The nice thing about being surrounded by other boats is that one of them got a great action shot of Dragonfly at sea.
It did get a bit sporty as we approached the shoals and a bit more so as we made the turn towards Cape Lookout, which is almost as famous for ships running aground as Diamond Shoals. No less a sailor than Blackbeard wrecked on those shores. However, it doesn’t move very much and modern technology has pretty much eliminated the risk of that spot. We did have some wind-driven choppy waves that caused the cats to hide out and both the intrepid crew to be annoyed overnight. We traded off watches on a 3 hour schedule overnight with our conversations pretty much limited to a situation report on which of the nearby boats was sailing in a particularly erratic or foolish fashion as one of us headed off to join the cats in the heated cabin.

This little recess at the foot of the bed is where they hide when we are out to sea. In bad weather you can only see their ears.

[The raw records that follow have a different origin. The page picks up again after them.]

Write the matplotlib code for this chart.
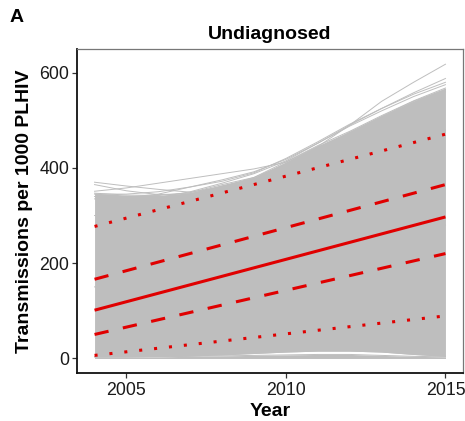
import numpy as np
import matplotlib
matplotlib.use("Agg")
from matplotlib import pyplot as plt

plt.rcParams['font.family'] = ['Liberation Sans', 'DejaVu Sans']

# Годы моделирования
years = np.arange(2004, 2016)

# Основная масса симуляций (верхняя и нижняя граница пучка + пара внутренних)
bulk_runs = np.array([
    [347, 343, 342, 348, 365, 380, 413, 447, 477, 510, 541, 568],
    [300, 298, 302, 310, 322, 338, 360, 385, 410, 438, 462, 480],
    [150, 152, 158, 165, 175, 188, 200, 215, 232, 250, 266, 280],
    [3, 3, 4, 5, 7, 10, 13, 15, 15, 13, 8, 4],
])
# Симуляции около нуля
floor_runs = np.array([
    [1, 1, 1, 1, 1, 1, 1, 1, 1, 1, 1, 1],
    [3, 3, 3, 4, 5, 6, 7, 8, 8, 6, 4, 3],
])
# Отдельные траектории, выходящие за пучок
outlier_runs = np.array([
    [370, 362, 355, 349, 360, 378, 405, 440, 470, 505, 535, 560],
    [351, 358, 368, 378, 388, 398, 412, 445, 490, 540, 580, 618],
    [340, 338, 345, 360, 375, 392, 418, 452, 490, 525, 558, 588],
    [345, 345, 350, 360, 372, 390, 420, 455, 492, 525, 555, 580],
    [335, 335, 338, 350, 368, 388, 415, 452, 488, 520, 550, 575],
    [365, 352, 344, 346, 360, 380, 408, 440, 475, 508, 540, 565],
])

# Медиана и интервалы (значения в 2004 и 2015)
end_years = [2004, 2015]
median = [101, 297]
iqr_lo = [50, 220]
iqr_hi = [166, 365]
ci_lo = [6, 89]
ci_hi = [277, 471]

grey = '#BEBEBE'
red = '#E00000'

fig = plt.figure(figsize=(4.65, 4.21), dpi=100)
ax = fig.add_axes([77 / 465, 48 / 421, 386 / 465, 324 / 421])

for group in (bulk_runs, floor_runs):
    ax.fill_between(years, group.min(axis=0), group.max(axis=0),
                    color=grey, linewidth=0)
for run in np.vstack([bulk_runs, floor_runs, outlier_runs]):
    ax.plot(years, run, color=grey, lw=0.7)

lw = 2.2
ax.plot(end_years, median, color=red, lw=lw, solid_capstyle='butt')
for band in (iqr_lo, iqr_hi):
    ax.plot(end_years, band, color=red, lw=lw, linestyle=(0, (4.7, 4.8)),
            dash_capstyle='butt')
for band in (ci_lo, ci_hi):
    ax.plot(end_years, band, color=red, lw=lw, linestyle=(0, (1, 3.9)),
            dash_capstyle='butt')

ax.set_xlim(2003.45, 2015.55)
ax.set_ylim(-31, 650)
ax.set_xticks([2005, 2010, 2015])
ax.set_yticks([0, 200, 400, 600])
ax.tick_params(labelsize=12.8, labelcolor='#1a1a1a', length=3.5, width=0.9,
               color='#333333')
ax.tick_params(axis='x', pad=3)
ax.tick_params(axis='y', pad=2)

for side in ('left', 'bottom'):
    ax.spines[side].set_color('#111111')
    ax.spines[side].set_linewidth(1.3)
for side in ('top', 'right'):
    ax.spines[side].set_color('#777777')
    ax.spines[side].set_linewidth(0.9)

ax.set_title('Undiagnosed', fontsize=14, fontweight='bold', pad=7)
ax.set_xlabel('Year', fontsize=14, fontweight='bold')
ax.set_ylabel('Transmissions per 1000 PLHIV', fontsize=14, fontweight='bold')
ax.xaxis.set_label_coords(0.5, -0.093)
ax.yaxis.set_label_coords(-0.114, 0.5)

fig.text(10 / 465, 1 - 9 / 421, 'A', fontsize=14, fontweight='bold',
         ha='left', va='top')

fig.savefig('out.png', dpi=100)
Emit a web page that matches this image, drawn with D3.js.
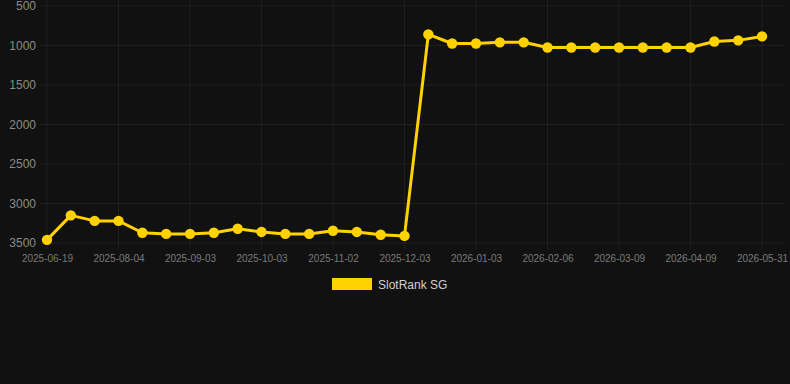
<!DOCTYPE html>
<html>

<head>
    <meta charset="UTF-8">
    <style>
        body { margin: 0; background: #111111; }
        svg { display: block; font-family: "Liberation Sans", Arial, sans-serif; }
        .domain { display: none; }
    </style>
    <script src="https://d3js.org/d3.v7.min.js"></script>
</head>

<body>
    <svg></svg>

    <script>
        let width = 790, height = 384;

        // Data
        let dates = ["2025-06-19", "2025-07-04", "2025-07-19", "2025-08-04", "2025-08-14", "2025-08-24",
            "2025-09-03", "2025-09-13", "2025-09-23", "2025-10-03", "2025-10-13", "2025-10-23",
            "2025-11-02", "2025-11-12", "2025-11-22", "2025-12-03", "2025-12-13", "2025-12-23",
            "2026-01-03", "2026-01-14", "2026-01-25", "2026-02-06", "2026-02-16", "2026-02-26",
            "2026-03-09", "2026-03-19", "2026-03-29", "2026-04-09", "2026-04-26", "2026-05-13", "2026-05-31"];
        let ranks = [3460, 3150, 3220, 3220, 3370, 3385, 3385, 3370, 3320, 3360, 3385, 3385,
            3345, 3360, 3395, 3410, 860, 975, 975, 960, 960, 1025, 1025, 1025,
            1025, 1025, 1025, 1025, 950, 935, 885];
        let yTicks = [500, 1000, 1500, 2000, 2500, 3000, 3500];
        let seriesName = "SlotRank SG";
        let lineColor = "#ffd200";

        let svg = d3.select("svg")
            .attr("width", width)
            .attr("height", height);

        let plotLeft = 40, plotRight = 785, plotTop = 6, plotBottom = 243;

        let x = d3.scalePoint().domain(dates).range([47, 762]);
        let y = d3.scaleLinear().domain([500, 3500]).range([plotTop, plotBottom]);

        let shownDates = dates.filter((d, i) => i % 3 == 0);

        // Grid
        svg.append("g")
            .selectAll("line")
            .data(yTicks)
            .enter()
            .append("line")
            .attr("x1", plotLeft)
            .attr("x2", plotRight)
            .attr("y1", d => y(d))
            .attr("y2", d => y(d))
            .attr("stroke", "rgba(255,255,255,0.055)");

        svg.append("g")
            .selectAll("line")
            .data(shownDates)
            .enter()
            .append("line")
            .attr("x1", d => x(d))
            .attr("x2", d => x(d))
            .attr("y1", 0)
            .attr("y2", plotBottom + 6)
            .attr("stroke", "rgba(255,255,255,0.055)");

        // Axes
        let yAxis = svg.append("g")
            .attr("transform", "translate(" + plotLeft + ",0)")
            .call(d3.axisLeft(y).tickValues(yTicks).tickSize(0).tickPadding(4).tickFormat(d3.format("d")));
        yAxis.selectAll("text")
            .attr("fill", "#8a8a8a")
            .style("font-size", "12px");

        let xAxis = svg.append("g")
            .attr("transform", "translate(0," + plotBottom + ")")
            .call(d3.axisBottom(x).tickValues(shownDates).tickSize(0).tickPadding(12));
        xAxis.selectAll("text")
            .attr("fill", "#7a7a7a")
            .style("font-size", "10px");

        // Line
        let line = d3.line()
            .x((d, i) => x(dates[i]))
            .y(d => y(d));

        svg.append("path")
            .datum(ranks)
            .attr("fill", "none")
            .attr("stroke", lineColor)
            .attr("stroke-width", 3)
            .attr("stroke-linejoin", "round")
            .attr("d", line);

        svg.append("g")
            .selectAll("circle")
            .data(ranks)
            .enter()
            .append("circle")
            .attr("cx", (d, i) => x(dates[i]))
            .attr("cy", d => y(d))
            .attr("r", 5.2)
            .attr("fill", lineColor);

        // Legend
        let legend = svg.append("g");
        legend.append("rect")
            .attr("x", 332)
            .attr("y", 278)
            .attr("width", 40)
            .attr("height", 12)
            .attr("fill", lineColor);
        legend.append("text")
            .attr("x", 378)
            .attr("y", 285)
            .attr("dy", "0.35em")
            .attr("fill", "#d0d0d0")
            .style("font-size", "12px")
            .text(seriesName);
    </script>

</body>

</html>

The installation of heat in the salon has been absolutely transformative in the experience of sailing south in November. I remember vividly the first passages bundled up in four layers of clothing and clutching a hot water bottle and being absolutely miserable. The heater keeping the interior at a balmy 70 degrees seemed like cheating. Highly recommend you get heating wherever you live. It’s great.
During the day, we do 6 hour shifts and when I came on watch at 6am it was clear that we were going to make it well before sunset. I had turned both engines on overnight because the headwinds and ugly seas had robbed us of our cushion and the two big diesel engines plowed forward relentlessly. Our increase in speed meant that it wasn’t going to make any sense to try to nap before we arrived since docking is very much a two person job so I fueled up with some coffee and settled in to pilot us into the dock.

Safely at the dock in Beaufort.
Beaufort has pretty stiff current which makes docking an adventure because both the wind and the current conspired to push Dragonfly around fairly forcefully. I’m pretty good at maneuvering in close quarters, but this approach required a 180 degree turn in a small space surrounded by other boats and then backing up in a reverse 90 degree turn into the slip while the wind and current had their own unhelpful ideas of which way we should go. The dockhands were beefy guys who caught the lines and alternately tugged us towards them, then shoved us off the dock when we were being pressed on by the current and we ended up securely tied up and happy to make a return visit to one of favorite ports on the east coast.